▶ Task goal
Pictures stay out. Extract the lines below from the first one through the line with "import seaborn as sns", both included.

▶ Information provided
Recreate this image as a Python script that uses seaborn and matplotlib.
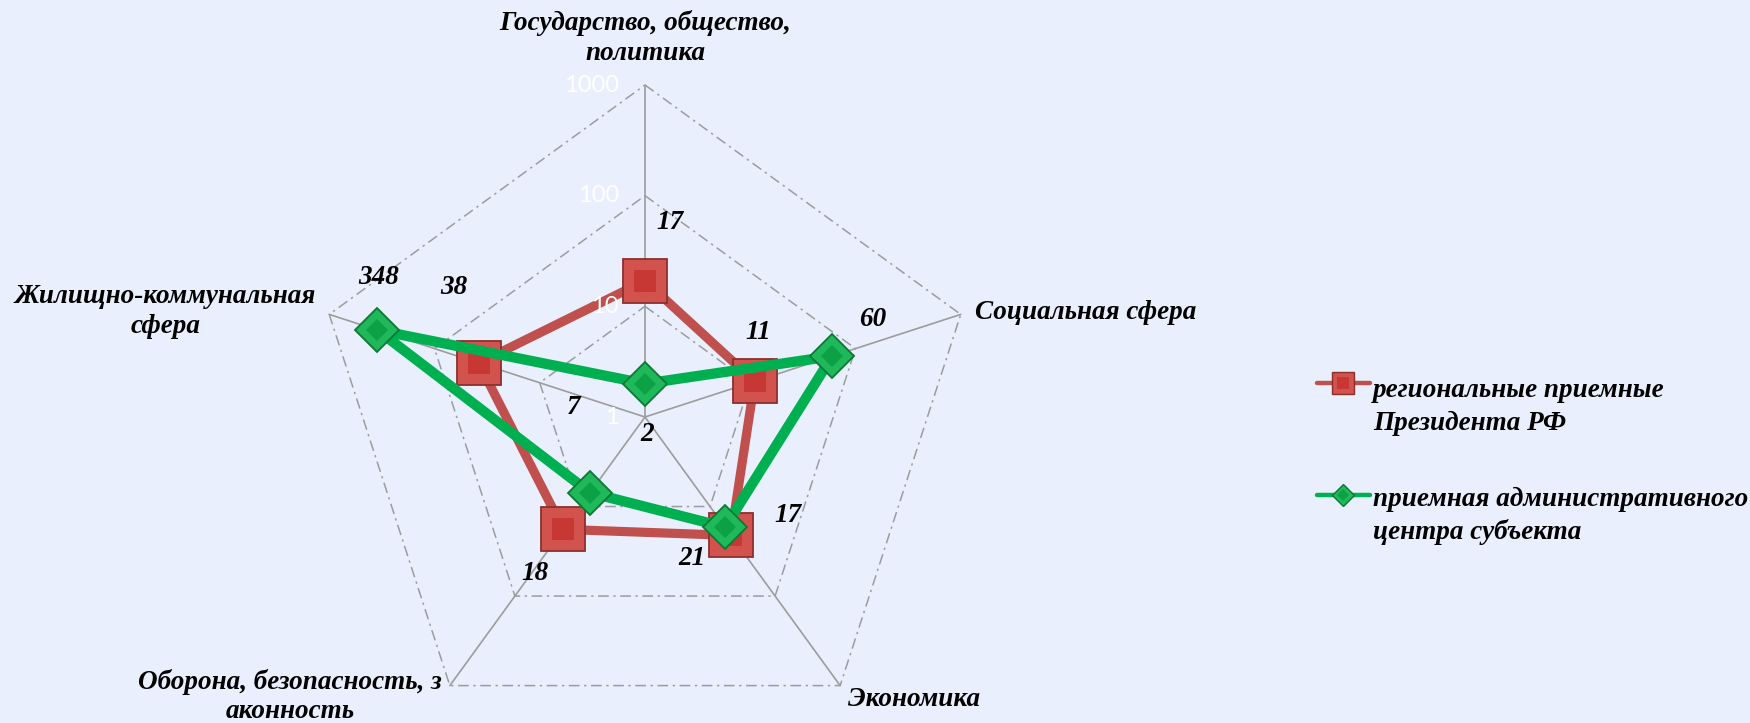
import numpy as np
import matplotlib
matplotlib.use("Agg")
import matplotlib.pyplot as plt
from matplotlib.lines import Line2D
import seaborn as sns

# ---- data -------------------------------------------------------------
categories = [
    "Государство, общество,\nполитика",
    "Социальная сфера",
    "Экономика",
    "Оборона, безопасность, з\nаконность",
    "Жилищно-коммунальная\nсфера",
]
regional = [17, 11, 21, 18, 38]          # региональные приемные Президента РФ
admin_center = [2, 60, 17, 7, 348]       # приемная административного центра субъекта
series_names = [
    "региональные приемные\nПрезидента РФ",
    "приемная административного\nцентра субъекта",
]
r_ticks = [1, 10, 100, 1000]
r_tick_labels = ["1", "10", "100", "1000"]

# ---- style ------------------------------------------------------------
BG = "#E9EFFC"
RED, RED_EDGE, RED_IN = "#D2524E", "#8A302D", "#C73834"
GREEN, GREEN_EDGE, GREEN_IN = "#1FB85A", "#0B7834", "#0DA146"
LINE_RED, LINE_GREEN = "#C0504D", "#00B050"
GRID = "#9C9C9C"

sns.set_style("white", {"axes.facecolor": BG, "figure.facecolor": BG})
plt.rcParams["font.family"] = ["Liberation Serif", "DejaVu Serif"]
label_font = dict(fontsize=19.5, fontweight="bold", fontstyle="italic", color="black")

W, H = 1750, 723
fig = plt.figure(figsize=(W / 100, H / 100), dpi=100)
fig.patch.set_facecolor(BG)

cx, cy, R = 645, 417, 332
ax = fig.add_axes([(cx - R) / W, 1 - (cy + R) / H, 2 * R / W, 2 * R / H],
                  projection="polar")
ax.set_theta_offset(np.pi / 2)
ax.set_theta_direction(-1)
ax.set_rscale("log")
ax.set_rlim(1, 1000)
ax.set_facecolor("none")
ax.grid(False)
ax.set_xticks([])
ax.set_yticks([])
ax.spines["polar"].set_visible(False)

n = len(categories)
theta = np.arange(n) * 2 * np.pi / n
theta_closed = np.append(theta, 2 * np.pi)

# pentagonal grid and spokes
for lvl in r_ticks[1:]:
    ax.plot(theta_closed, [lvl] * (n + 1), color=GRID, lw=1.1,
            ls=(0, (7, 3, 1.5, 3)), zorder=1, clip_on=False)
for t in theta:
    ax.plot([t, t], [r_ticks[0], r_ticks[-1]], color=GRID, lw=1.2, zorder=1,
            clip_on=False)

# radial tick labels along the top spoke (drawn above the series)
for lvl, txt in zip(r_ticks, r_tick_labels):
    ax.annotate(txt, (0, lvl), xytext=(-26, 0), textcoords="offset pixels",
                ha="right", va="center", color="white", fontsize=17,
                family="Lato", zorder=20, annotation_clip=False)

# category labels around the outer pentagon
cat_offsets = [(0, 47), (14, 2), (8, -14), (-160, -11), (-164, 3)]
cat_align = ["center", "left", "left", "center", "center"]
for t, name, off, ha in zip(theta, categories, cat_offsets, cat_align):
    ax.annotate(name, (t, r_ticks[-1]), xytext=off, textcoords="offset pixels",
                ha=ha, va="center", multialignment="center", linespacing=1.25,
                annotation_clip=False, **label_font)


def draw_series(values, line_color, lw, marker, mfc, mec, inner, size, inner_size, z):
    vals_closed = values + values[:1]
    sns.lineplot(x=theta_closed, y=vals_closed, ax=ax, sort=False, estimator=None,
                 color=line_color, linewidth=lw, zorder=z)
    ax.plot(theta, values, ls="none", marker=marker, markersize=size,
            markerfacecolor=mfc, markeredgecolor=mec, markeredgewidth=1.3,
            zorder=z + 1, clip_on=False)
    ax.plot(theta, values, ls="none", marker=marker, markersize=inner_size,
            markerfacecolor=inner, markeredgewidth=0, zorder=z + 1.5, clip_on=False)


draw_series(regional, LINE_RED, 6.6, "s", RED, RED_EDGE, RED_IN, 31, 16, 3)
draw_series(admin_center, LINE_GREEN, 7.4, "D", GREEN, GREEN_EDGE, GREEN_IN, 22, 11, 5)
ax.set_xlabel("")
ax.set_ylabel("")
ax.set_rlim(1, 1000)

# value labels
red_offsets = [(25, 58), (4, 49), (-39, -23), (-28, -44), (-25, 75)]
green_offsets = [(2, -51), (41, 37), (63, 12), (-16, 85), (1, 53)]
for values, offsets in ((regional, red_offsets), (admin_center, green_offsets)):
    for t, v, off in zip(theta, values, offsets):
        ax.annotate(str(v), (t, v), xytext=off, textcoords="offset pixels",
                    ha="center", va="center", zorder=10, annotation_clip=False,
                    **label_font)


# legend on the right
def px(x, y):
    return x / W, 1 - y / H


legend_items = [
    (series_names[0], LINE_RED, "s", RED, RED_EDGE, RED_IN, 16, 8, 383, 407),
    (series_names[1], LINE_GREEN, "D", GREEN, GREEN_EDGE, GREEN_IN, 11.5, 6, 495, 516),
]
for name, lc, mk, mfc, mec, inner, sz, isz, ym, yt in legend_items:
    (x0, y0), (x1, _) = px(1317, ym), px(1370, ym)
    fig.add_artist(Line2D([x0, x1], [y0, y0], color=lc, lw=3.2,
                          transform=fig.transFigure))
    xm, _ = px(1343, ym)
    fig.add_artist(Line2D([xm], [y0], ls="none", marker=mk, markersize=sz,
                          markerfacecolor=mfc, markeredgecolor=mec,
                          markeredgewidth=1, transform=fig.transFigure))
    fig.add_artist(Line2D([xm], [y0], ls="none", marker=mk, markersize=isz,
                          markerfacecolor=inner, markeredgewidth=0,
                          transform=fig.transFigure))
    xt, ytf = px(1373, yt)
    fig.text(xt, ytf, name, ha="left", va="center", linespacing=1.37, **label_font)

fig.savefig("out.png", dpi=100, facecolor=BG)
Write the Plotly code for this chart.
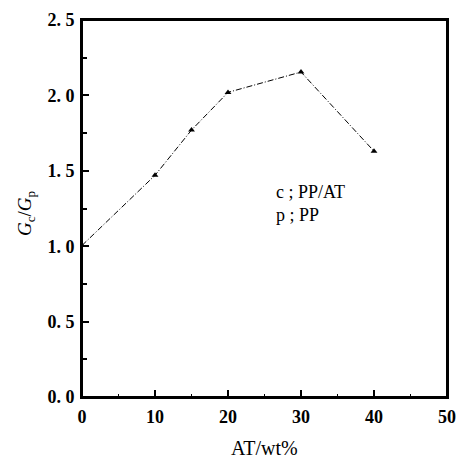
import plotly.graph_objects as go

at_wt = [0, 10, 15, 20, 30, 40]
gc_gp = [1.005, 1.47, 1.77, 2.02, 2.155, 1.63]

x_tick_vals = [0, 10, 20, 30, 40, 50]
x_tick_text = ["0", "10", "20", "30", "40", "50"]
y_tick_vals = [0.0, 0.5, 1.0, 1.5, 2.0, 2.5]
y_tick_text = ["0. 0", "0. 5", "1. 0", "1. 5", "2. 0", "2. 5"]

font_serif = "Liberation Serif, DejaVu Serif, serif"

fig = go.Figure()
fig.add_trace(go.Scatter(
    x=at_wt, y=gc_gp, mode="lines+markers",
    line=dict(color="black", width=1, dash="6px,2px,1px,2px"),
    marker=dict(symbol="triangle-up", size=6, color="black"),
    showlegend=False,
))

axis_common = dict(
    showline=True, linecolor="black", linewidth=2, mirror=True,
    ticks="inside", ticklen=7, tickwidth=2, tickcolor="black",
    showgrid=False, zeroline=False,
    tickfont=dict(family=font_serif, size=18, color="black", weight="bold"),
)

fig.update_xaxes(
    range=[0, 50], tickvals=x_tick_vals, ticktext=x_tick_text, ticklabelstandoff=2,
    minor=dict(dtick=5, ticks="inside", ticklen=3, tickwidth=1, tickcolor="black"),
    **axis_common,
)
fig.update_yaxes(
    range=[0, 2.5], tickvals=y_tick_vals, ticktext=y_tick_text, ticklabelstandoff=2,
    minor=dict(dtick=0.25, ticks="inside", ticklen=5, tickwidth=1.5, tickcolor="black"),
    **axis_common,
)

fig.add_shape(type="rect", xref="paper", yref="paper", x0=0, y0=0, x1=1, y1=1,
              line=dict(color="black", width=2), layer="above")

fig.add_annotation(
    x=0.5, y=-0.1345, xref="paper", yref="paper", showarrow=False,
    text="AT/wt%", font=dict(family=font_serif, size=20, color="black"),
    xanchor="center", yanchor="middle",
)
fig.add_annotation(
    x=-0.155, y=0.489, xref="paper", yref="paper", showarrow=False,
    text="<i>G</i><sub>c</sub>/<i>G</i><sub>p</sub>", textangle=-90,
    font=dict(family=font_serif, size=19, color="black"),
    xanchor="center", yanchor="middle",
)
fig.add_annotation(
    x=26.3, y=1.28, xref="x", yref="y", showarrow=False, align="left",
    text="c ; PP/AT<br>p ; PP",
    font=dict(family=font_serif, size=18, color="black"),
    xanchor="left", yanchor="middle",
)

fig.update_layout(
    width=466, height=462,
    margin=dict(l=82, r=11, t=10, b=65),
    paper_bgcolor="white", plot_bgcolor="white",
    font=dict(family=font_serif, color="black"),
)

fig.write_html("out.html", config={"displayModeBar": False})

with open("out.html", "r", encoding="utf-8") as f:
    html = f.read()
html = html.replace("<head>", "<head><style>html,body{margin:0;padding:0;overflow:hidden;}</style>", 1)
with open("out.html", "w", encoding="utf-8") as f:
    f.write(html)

▶ Full response
Recreate this image as a Python script that uses seaborn and matplotlib.
import numpy as np
import matplotlib
matplotlib.use("Agg")
import matplotlib.pyplot as plt
from matplotlib.lines import Line2D
import seaborn as sns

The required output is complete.